Short problem: Give the data below again exactly as written, without its pictures.

Collected material:
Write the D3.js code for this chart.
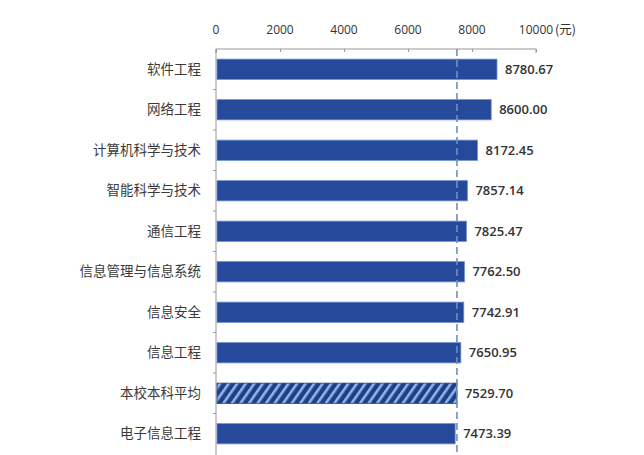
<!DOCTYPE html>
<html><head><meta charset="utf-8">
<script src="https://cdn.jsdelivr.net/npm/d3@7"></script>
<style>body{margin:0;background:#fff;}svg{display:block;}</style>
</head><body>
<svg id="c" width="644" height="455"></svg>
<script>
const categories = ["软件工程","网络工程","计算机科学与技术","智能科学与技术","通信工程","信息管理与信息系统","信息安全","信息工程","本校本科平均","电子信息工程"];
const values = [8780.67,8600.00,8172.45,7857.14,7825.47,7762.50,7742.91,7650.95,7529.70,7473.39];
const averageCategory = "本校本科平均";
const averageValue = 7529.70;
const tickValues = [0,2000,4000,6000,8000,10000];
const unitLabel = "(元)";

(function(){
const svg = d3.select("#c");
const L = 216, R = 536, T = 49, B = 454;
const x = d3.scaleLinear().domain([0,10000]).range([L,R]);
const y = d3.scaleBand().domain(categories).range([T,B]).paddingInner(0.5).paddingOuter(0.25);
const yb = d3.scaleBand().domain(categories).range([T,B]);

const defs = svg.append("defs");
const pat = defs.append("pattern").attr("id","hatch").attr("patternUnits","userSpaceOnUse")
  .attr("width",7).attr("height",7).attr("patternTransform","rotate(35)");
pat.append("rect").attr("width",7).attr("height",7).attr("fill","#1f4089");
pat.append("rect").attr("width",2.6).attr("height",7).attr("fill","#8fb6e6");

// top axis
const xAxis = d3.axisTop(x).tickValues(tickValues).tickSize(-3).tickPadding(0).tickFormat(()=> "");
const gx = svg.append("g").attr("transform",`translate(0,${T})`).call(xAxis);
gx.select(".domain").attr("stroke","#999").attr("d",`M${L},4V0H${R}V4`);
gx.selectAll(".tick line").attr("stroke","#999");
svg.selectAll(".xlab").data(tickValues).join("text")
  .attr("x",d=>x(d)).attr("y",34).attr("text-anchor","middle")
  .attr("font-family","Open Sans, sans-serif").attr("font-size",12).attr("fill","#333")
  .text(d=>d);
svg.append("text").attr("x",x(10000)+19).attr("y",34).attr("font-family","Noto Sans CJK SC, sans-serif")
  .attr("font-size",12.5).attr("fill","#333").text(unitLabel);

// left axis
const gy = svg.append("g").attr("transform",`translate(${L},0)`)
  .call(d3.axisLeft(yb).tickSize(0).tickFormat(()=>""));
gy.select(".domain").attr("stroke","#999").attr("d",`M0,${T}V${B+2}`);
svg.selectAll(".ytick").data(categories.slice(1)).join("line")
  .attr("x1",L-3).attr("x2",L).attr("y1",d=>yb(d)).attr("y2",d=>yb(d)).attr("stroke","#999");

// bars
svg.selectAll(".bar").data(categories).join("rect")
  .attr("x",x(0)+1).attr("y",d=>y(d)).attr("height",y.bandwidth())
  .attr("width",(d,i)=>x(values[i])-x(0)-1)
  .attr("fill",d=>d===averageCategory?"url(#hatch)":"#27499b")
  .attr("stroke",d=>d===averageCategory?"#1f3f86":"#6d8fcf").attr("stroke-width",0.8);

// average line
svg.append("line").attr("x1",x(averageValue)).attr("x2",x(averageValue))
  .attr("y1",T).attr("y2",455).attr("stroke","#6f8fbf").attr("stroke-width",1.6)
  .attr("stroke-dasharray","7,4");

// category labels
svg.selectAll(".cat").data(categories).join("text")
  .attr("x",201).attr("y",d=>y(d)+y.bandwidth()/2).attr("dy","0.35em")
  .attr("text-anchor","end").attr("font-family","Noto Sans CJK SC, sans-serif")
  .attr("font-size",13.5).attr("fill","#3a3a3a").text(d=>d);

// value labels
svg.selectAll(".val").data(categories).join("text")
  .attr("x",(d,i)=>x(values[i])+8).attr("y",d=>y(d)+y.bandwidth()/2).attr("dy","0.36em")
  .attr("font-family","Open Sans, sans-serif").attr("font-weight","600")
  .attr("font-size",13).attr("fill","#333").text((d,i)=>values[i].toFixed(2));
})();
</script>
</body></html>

Written reply:
Write the D3.js code for this chart.
<!DOCTYPE html>
<html><head><meta charset="utf-8">
<script src="https://cdn.jsdelivr.net/npm/d3@7"></script>
<style>body{margin:0;background:#fff;}svg{display:block;}</style>
</head><body>
<svg id="c" width="644" height="455"></svg>
<script>
const categories = ["软件工程","网络工程","计算机科学与技术","智能科学与技术","通信工程","信息管理与信息系统","信息安全","信息工程","本校本科平均","电子信息工程"];
const values = [8780.67,8600.00,8172.45,7857.14,7825.47,7762.50,7742.91,7650.95,7529.70,7473.39];
const averageCategory = "本校本科平均";
const averageValue = 7529.70;
const tickValues = [0,2000,4000,6000,8000,10000];
const unitLabel = "(元)";

(function(){
const svg = d3.select("#c");
const L = 216, R = 536, T = 49, B = 454;
const x = d3.scaleLinear().domain([0,10000]).range([L,R]);
const y = d3.scaleBand().domain(categories).range([T,B]).paddingInner(0.5).paddingOuter(0.25);
const yb = d3.scaleBand().domain(categories).range([T,B]);

const defs = svg.append("defs");
const pat = defs.append("pattern").attr("id","hatch").attr("patternUnits","userSpaceOnUse")
  .attr("width",7).attr("height",7).attr("patternTransform","rotate(35)");
pat.append("rect").attr("width",7).attr("height",7).attr("fill","#1f4089");
pat.append("rect").attr("width",2.6).attr("height",7).attr("fill","#8fb6e6");

// top axis
const xAxis = d3.axisTop(x).tickValues(tickValues).tickSize(-3).tickPadding(0).tickFormat(()=> "");
const gx = svg.append("g").attr("transform",`translate(0,${T})`).call(xAxis);
gx.select(".domain").attr("stroke","#999").attr("d",`M${L},4V0H${R}V4`);
gx.selectAll(".tick line").attr("stroke","#999");
svg.selectAll(".xlab").data(tickValues).join("text")
  .attr("x",d=>x(d)).attr("y",34).attr("text-anchor","middle")
  .attr("font-family","Open Sans, sans-serif").attr("font-size",12).attr("fill","#333")
  .text(d=>d);
svg.append("text").attr("x",x(10000)+19).attr("y",34).attr("font-family","Noto Sans CJK SC, sans-serif")
  .attr("font-size",12.5).attr("fill","#333").text(unitLabel);

// left axis
const gy = svg.append("g").attr("transform",`translate(${L},0)`)
  .call(d3.axisLeft(yb).tickSize(0).tickFormat(()=>""));
gy.select(".domain").attr("stroke","#999").attr("d",`M0,${T}V${B+2}`);
svg.selectAll(".ytick").data(categories.slice(1)).join("line")
  .attr("x1",L-3).attr("x2",L).attr("y1",d=>yb(d)).attr("y2",d=>yb(d)).attr("stroke","#999");

// bars
svg.selectAll(".bar").data(categories).join("rect")
  .attr("x",x(0)+1).attr("y",d=>y(d)).attr("height",y.bandwidth())
  .attr("width",(d,i)=>x(values[i])-x(0)-1)
  .attr("fill",d=>d===averageCategory?"url(#hatch)":"#27499b")
  .attr("stroke",d=>d===averageCategory?"#1f3f86":"#6d8fcf").attr("stroke-width",0.8);

// average line
svg.append("line").attr("x1",x(averageValue)).attr("x2",x(averageValue))
  .attr("y1",T).attr("y2",455).attr("stroke","#6f8fbf").attr("stroke-width",1.6)
  .attr("stroke-dasharray","7,4");

// category labels
svg.selectAll(".cat").data(categories).join("text")
  .attr("x",201).attr("y",d=>y(d)+y.bandwidth()/2).attr("dy","0.35em")
  .attr("text-anchor","end").attr("font-family","Noto Sans CJK SC, sans-serif")
  .attr("font-size",13.5).attr("fill","#3a3a3a").text(d=>d);

// value labels
svg.selectAll(".val").data(categories).join("text")
  .attr("x",(d,i)=>x(values[i])+8).attr("y",d=>y(d)+y.bandwidth()/2).attr("dy","0.36em")
  .attr("font-family","Open Sans, sans-serif").attr("font-weight","600")
  .attr("font-size",13).attr("fill","#333").text((d,i)=>values[i].toFixed(2));
})();
</script>
</body></html>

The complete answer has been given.